Given request => Count lines, not occurrences: report how many lines in the records hold the string "that", and nothing else.

---------- Record extracts

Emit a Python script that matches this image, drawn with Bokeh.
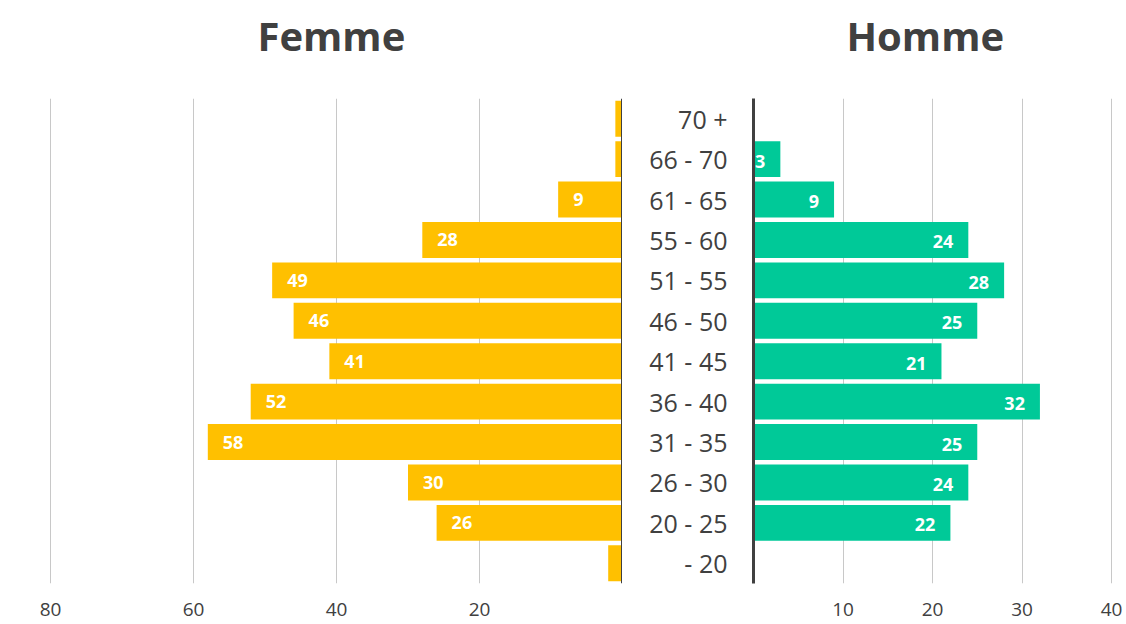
from bokeh.plotting import figure
from bokeh.models import FactorRange, Range1d, FixedTicker, Span, ColumnDataSource, Title
from bokeh.layouts import row
from bokeh.core.properties import value
from bokeh.embed import file_html
from bokeh.resources import INLINE

# Data (top to bottom as in the chart)
categories = ["70 +", "66 - 70", "61 - 65", "55 - 60", "51 - 55", "46 - 50",
              "41 - 45", "36 - 40", "31 - 35", "26 - 30", "20 - 25", "- 20"]
femme = [1, 1, 9, 28, 49, 46, 41, 52, 58, 30, 26, 2]
homme = [0, 3, 9, 24, 28, 25, 21, 32, 25, 24, 22, 0]
femme_ticks = [20, 40, 60, 80]
homme_ticks = [10, 20, 30, 40]

FEMME_COLOR = "#FFC000"
HOMME_COLOR = "#00C998"
TEXT_COLOR = "#404040"
FONT = "Open Sans"

factors = list(reversed(categories))

def lbl(vals):
    return [str(v) if v >= 3 else "" for v in vals]

src_f = ColumnDataSource(dict(cat=categories, val=femme, lab=lbl(femme)))
src_h = ColumnDataSource(dict(cat=categories, val=homme, lab=lbl(homme)))

H = 624

# Left figure (Femme)
pl = figure(width=622, height=H, output_backend="svg", toolbar_location=None,
            y_range=FactorRange(*factors, range_padding=0),
            x_range=Range1d(81.4, 0), y_axis_location=None,
            min_border_left=40, min_border_right=0, min_border_top=98,
            min_border_bottom=41, title="Femme")
pl.hbar(y="cat", left=0, right="val", height=0.89, source=src_f,
        fill_color=FEMME_COLOR, line_color=None)
pl.text(x="val", y="cat", text="lab", source=src_f, text_align="left",
        text_baseline="middle", x_offset=15, text_color="white",
        text_font=value(FONT), text_font_style="bold", text_font_size="18px")
pl.add_layout(Span(location=0, dimension="height", line_color=TEXT_COLOR, line_width=3))

# Right figure (Homme)
pr = figure(width=502, height=H, output_backend="svg", toolbar_location=None,
            y_range=pl.y_range, x_range=Range1d(0, 40.22),
            y_axis_location="left",
            min_border_left=131, min_border_right=11, min_border_top=98,
            min_border_bottom=41, title="Homme")
pr.hbar(y="cat", left=0, right="val", height=0.89, source=src_h,
        fill_color=HOMME_COLOR, line_color=None)
pr.text(x="val", y="cat", text="lab", source=src_h, text_align="right",
        text_baseline="middle", x_offset=-15, y_offset=2, text_color="white",
        text_font=value(FONT), text_font_style="bold", text_font_size="18px")

for p, ticks in ((pl, femme_ticks), (pr, homme_ticks)):
    p.outline_line_color = None
    p.ygrid.grid_line_color = None
    p.xgrid.grid_line_color = "#C8C8C8"
    p.xgrid.grid_line_width = 1
    p.xaxis.ticker = FixedTicker(ticks=ticks)
    p.xaxis.axis_line_color = None
    p.xaxis.major_tick_line_color = None
    p.xaxis.minor_tick_line_color = None
    p.xaxis.major_tick_out = 0
    p.xaxis.major_tick_in = 0
    p.xaxis.major_label_standoff = 19
    p.xaxis.major_label_text_font = FONT
    p.xaxis.major_label_text_font_size = "19px"
    p.xaxis.major_label_text_color = "#404040"
    p.title.text_font = FONT
    p.title.text_font_size = "40px"
    p.title.text_font_style = "bold"
    p.title.text_color = TEXT_COLOR
    p.title.standoff = 10
    # blank spacer between the title and the plot area
    p.add_layout(Title(text=" ", text_font_size="14px", standoff=13), "above")

pl.title.align = "left"
pl.title.offset = 217
pr.title.align = "left"
pr.title.offset = 93

pr.yaxis.axis_line_color = TEXT_COLOR
pr.yaxis.axis_line_width = 3
pr.yaxis.major_tick_line_color = None
pr.yaxis.minor_tick_line_color = None
pr.yaxis.major_tick_out = 0
pr.yaxis.major_tick_in = 0
pr.yaxis.major_label_standoff = 26
pr.yaxis.major_label_text_font = FONT
pr.yaxis.major_label_text_font_size = "25px"
pr.yaxis.major_label_text_color = TEXT_COLOR

layout = row(pl, pr, spacing=0)
open("out.html", "w").write(file_html(layout, INLINE))
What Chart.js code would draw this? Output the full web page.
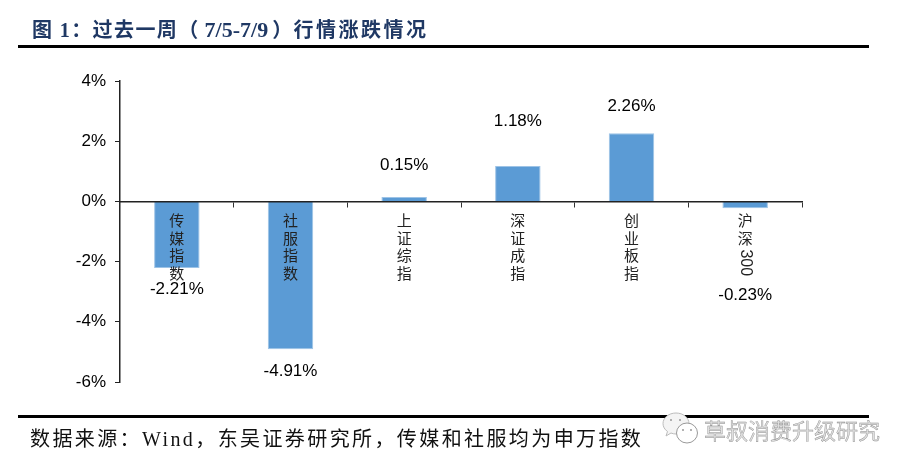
<!DOCTYPE html>
<html>
<head>
<meta charset="utf-8">
<script src="https://cdnjs.cloudflare.com/ajax/libs/Chart.js/4.4.1/chart.umd.js"></script>
<style>
html,body{margin:0;padding:0;background:#fff;overflow:hidden;}
#wrap{position:relative;width:909px;height:470px;}
canvas{position:absolute;left:0;top:0;}
.rule{position:absolute;left:18px;width:851px;height:3px;background:#000;}
#title{position:absolute;left:32px;top:14px;font:bold 20px "Liberation Serif","Noto Sans CJK SC",serif;color:#1f3864;letter-spacing:1.4px;white-space:nowrap;}
#title .a{letter-spacing:2.5px;}
#title .d{font-size:22px;margin:0 4px 0 5px;letter-spacing:0;}
#source{position:absolute;left:30px;top:423px;font:20px "Liberation Serif","Noto Sans CJK SC",serif;color:#111;letter-spacing:2.4px;white-space:nowrap;}
#mark{position:absolute;left:704px;top:413px;font:22px "Noto Sans CJK SC",sans-serif;color:#e0e0e0;-webkit-text-stroke:0.4px #8c8c8c;white-space:nowrap;}
#icon{position:absolute;left:661px;top:411px;}
</style>
</head>
<body>
<div id="wrap">
  <canvas id="c" width="909" height="470"></canvas>
  <div id="title">图 1：过去一周（<span class="d">7/5-7/9</span>）<span class="a">行情涨跌情况</span></div>
  <div class="rule" style="top:45px"></div>
  <div class="rule" style="top:415px"></div>
  <div id="source">数据来源：Wind，东吴证券研究所，传媒和社服均为申万指数</div>
  <svg id="icon" width="40" height="36" viewBox="0 0 40 36" fill="#fff" stroke="#999" stroke-width="1">
    <path d="M15 2c7.500 0 13 5 13 10.500S22.500 23 15 23c-2 0-3.500-.3-5-1l-5 3 1.500-4.500C3.500 18.500 2 15.500 2 12.500 2 7 7.500 2 15 2z" fill="#f4f4f4" stroke="#bbb"/>
    <ellipse cx="26" cy="22" rx="10.500" ry="10"/>
    <circle cx="10" cy="9" r="1" fill="#999" stroke="none"/>
    <circle cx="19" cy="9" r="1" fill="#999" stroke="none"/>
    <circle cx="22" cy="19" r="1" fill="#999" stroke="none"/>
    <circle cx="30" cy="19" r="1" fill="#999" stroke="none"/>
  </svg>
  <div id="mark">草叔消费升级研究</div>
</div>
<script>
const categories=['传媒指数','社服指数','上证综指','深证成指','创业板指','沪深300'];
const values=[-2.21,-4.91,0.15,1.18,2.26,-0.23];
const yTicks=[4,2,0,-2,-4,-6];
// labels were hand placed in the original, distance from bar end in px
const labelGaps=[21,22,-32,-45,-27,87];

const textPlugin={
  id:'barText',
  afterDatasetsDraw(chart){
    const ctx=chart.ctx,x=chart.scales.x,y=chart.scales.y;
    const zero=y.getPixelForValue(0);
    ctx.save();
    ctx.textAlign='center';ctx.textBaseline='middle';
    categories.forEach((name,i)=>{
      const cx=x.getPixelForValue(i);
      let py=zero+19;
      ctx.fillStyle='#222';
      name.split(/(\d+)/).filter(Boolean).forEach(part=>{
        if(/\d/.test(part)){
          ctx.font='16px "Liberation Sans"';
          const w=ctx.measureText(part).width;
          ctx.save();
          ctx.translate(cx,py-6+w/2);
          ctx.rotate(Math.PI/2);
          ctx.fillText(part,0,0);
          ctx.restore();
          py+=w;
        }else{
          ctx.font='15px "Noto Sans CJK SC"';
          for(const ch of part){ctx.fillText(ch,cx,py);py+=17.5;}
        }
      });
      ctx.font='17px "Liberation Sans"';
      ctx.fillStyle='#000';
      ctx.fillText(values[i].toFixed(2)+'%',cx,y.getPixelForValue(values[i])+labelGaps[i]);
    });
    ctx.restore();
  }
};

new Chart(document.getElementById('c'),{
  type:'bar',
  data:{labels:categories,datasets:[{data:values,backgroundColor:'#5b9bd5',borderColor:'#9dc3e6',borderWidth:1,barPercentage:0.4,categoryPercentage:1}]},
  plugins:[textPlugin],
  options:{
    responsive:false,animation:false,
    layout:{padding:{left:0,top:81,right:107,bottom:88}},
    plugins:{legend:{display:false},tooltip:{enabled:false}},
    scales:{
      x:{
        position:{y:0},
        ticks:{display:false},
        afterFit(s){s.height=0;},
        grid:{drawOnChartArea:false,drawTicks:true,tickLength:5,color:'#333',lineWidth:1,offset:true},
        border:{color:'#222',width:1.5,z:1}
      },
      y:{
        min:-6,max:4,
        afterBuildTicks(s){s.ticks=yTicks.map(v=>({value:v}));},
        afterFit(s){s.width=120;},
        ticks:{color:'#000',padding:9,font:{size:17,family:'"Liberation Sans"'},callback:v=>v+'%'},
        grid:{drawOnChartArea:false,tickLength:5,color:'#222',lineWidth:1},
        border:{color:'#222',width:1.5}
      }
    }
  }
});
</script>
</body>
</html>
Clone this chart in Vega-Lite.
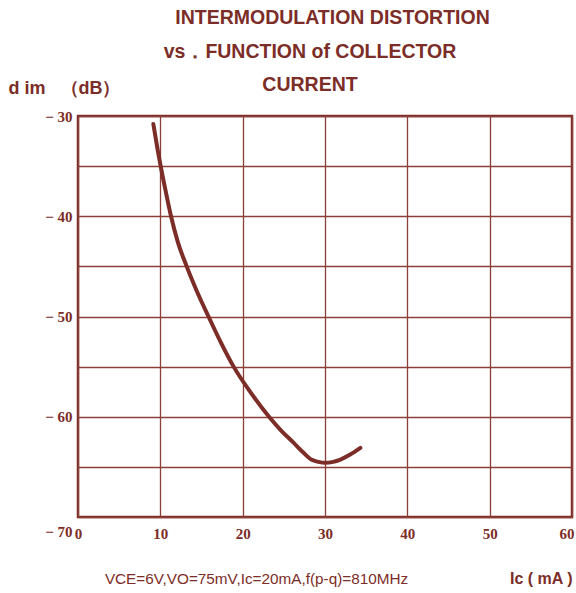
{
  "$schema": "https://vega.github.io/schema/vega-lite/v6.json",
  "autosize": {"type": "none"},
  "width": 494,
  "height": 401,
  "padding": {"left": 78, "top": 116, "right": 4, "bottom": 76},
  "background": "white",
  "config": {
    "view": {"stroke": "#7c2d27", "strokeWidth": 2.5},
    "axis": {"labelColor": "#7c2d27", "titleColor": "#7c2d27", "gridColor": "#8a3f38", "gridWidth": 1.3, "gridOpacity": 1}
  },
  "title": {
    "text": ["\u2800\u2800\u2800INTERMODULATION DISTORTION", "vs．FUNCTION of COLLECTOR", "CURRENT"],
    "font": "Liberation Sans",
    "fontSize": 19.5,
    "fontWeight": "bold",
    "color": "#7c2d27",
    "lineHeight": 33.5,
    "anchor": "middle",
    "dx": -15,
    "offset": -16.5
  },
  "data": {
    "values": [
      {"Ic": 9.15, "dim": -30.8},
      {"Ic": 9.68, "dim": -33.4},
      {"Ic": 10.04, "dim": -35.0},
      {"Ic": 10.65, "dim": -37.5},
      {"Ic": 11.3, "dim": -40.0},
      {"Ic": 12.1, "dim": -42.5},
      {"Ic": 13.2, "dim": -45.0},
      {"Ic": 14.45, "dim": -47.5},
      {"Ic": 15.85, "dim": -50.0},
      {"Ic": 17.3, "dim": -52.5},
      {"Ic": 18.9, "dim": -55.0},
      {"Ic": 20.9, "dim": -57.5},
      {"Ic": 23.2, "dim": -60.0},
      {"Ic": 24.7, "dim": -61.4},
      {"Ic": 26.2, "dim": -62.6},
      {"Ic": 27.4, "dim": -63.6},
      {"Ic": 28.4, "dim": -64.3},
      {"Ic": 29.2, "dim": -64.5},
      {"Ic": 30.0, "dim": -64.6},
      {"Ic": 31.0, "dim": -64.5},
      {"Ic": 31.8, "dim": -64.3},
      {"Ic": 33.0, "dim": -63.8},
      {"Ic": 34.3, "dim": -63.1}
    ]
  },
  "resolve": {"axis": {"x": "independent", "y": "independent"}},
  "layer": [
    {
      "mark": {"type": "line", "color": "#7c2d27", "strokeWidth": 4, "interpolate": "monotone", "strokeCap": "round"},
      "encoding": {
        "x": {
          "field": "Ic", "type": "quantitative",
          "scale": {"domain": [0, 60], "nice": false, "zero": false},
          "axis": {
            "orient": "bottom",
            "values": [0, 10, 20, 30, 40, 50, 60],
            "domain": false, "ticks": false,
            "labelFont": "Liberation Serif", "labelFontSize": 15, "labelFontWeight": "bold",
            "labelPadding": 9, "labelFlush": false,
            "labelAlign": {"condition": {"test": "datum.value == 60", "value": "right"}, "value": "center"},
            "labelOffset": {"condition": {"test": "datum.value == 60", "value": 2}, "value": 0},
            "title": "Ic (  mA )",
            "titleFont": "Liberation Sans", "titleFontSize": 16, "titleFontWeight": "bold",
            "titleAnchor": "end", "titleAlign": "right", "titleBaseline": "middle",
            "titleX": 494, "titleY": 61
          }
        },
        "y": {
          "field": "dim", "type": "quantitative",
          "scale": {"domain": [-70, -30], "nice": false, "zero": false},
          "axis": {
            "values": [-30, -35, -40, -45, -50, -55, -60, -65, -70],
            "labelExpr": "datum.value % 10 == 0 ? '−  ' + abs(datum.value) : ''",
            "domain": false, "ticks": false,
            "labelFont": "Liberation Serif", "labelFontSize": 15, "labelFontWeight": "bold",
            "labelPadding": 6, "labelFlush": false,
            "labelOffset": {"condition": {"test": "datum.value == -70", "value": 14}, "value": 0},
            "title": "d im\u00a0\u00a0\u00a0（dB）",
            "titleFont": "Liberation Sans", "titleFontSize": 18, "titleFontWeight": "bold",
            "titleAngle": 0, "titleAlign": "left", "titleBaseline": "middle",
            "titleX": -70, "titleY": -28
          }
        }
      }
    },
    {
      "mark": {"type": "line", "opacity": 0},
      "encoding": {
        "x": {
          "field": "Ic", "type": "quantitative",
          "axis": {
            "orient": "top", "labels": false, "ticks": false, "domain": false, "grid": false,
            "title": "VCE=6V,VO=75mV,Ic=20mA,f(p-q)=810MHz",
            "titleFont": "Liberation Sans", "titleFontSize": 15.3, "titleFontWeight": "normal",
            "titleAngle": 0, "titleAlign": "center", "titleBaseline": "middle",
            "titleX": 178, "titleY": 462
          }
        },
        "y": {"field": "dim", "type": "quantitative", "axis": null}
      }
    }
  ]
}
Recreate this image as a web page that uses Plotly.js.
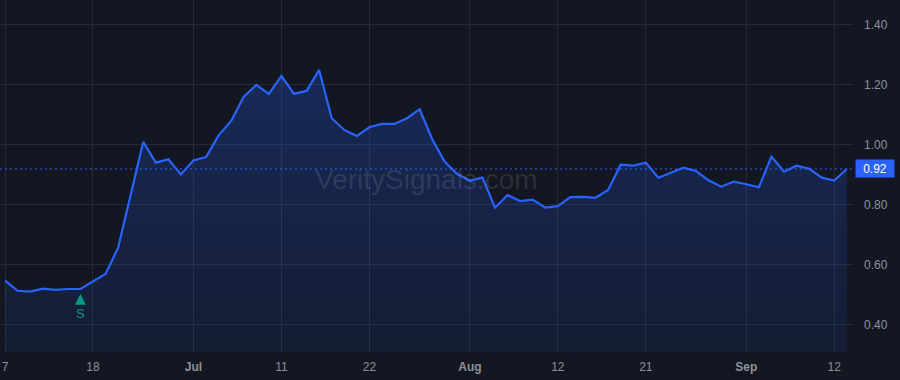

--------------------

Output => 2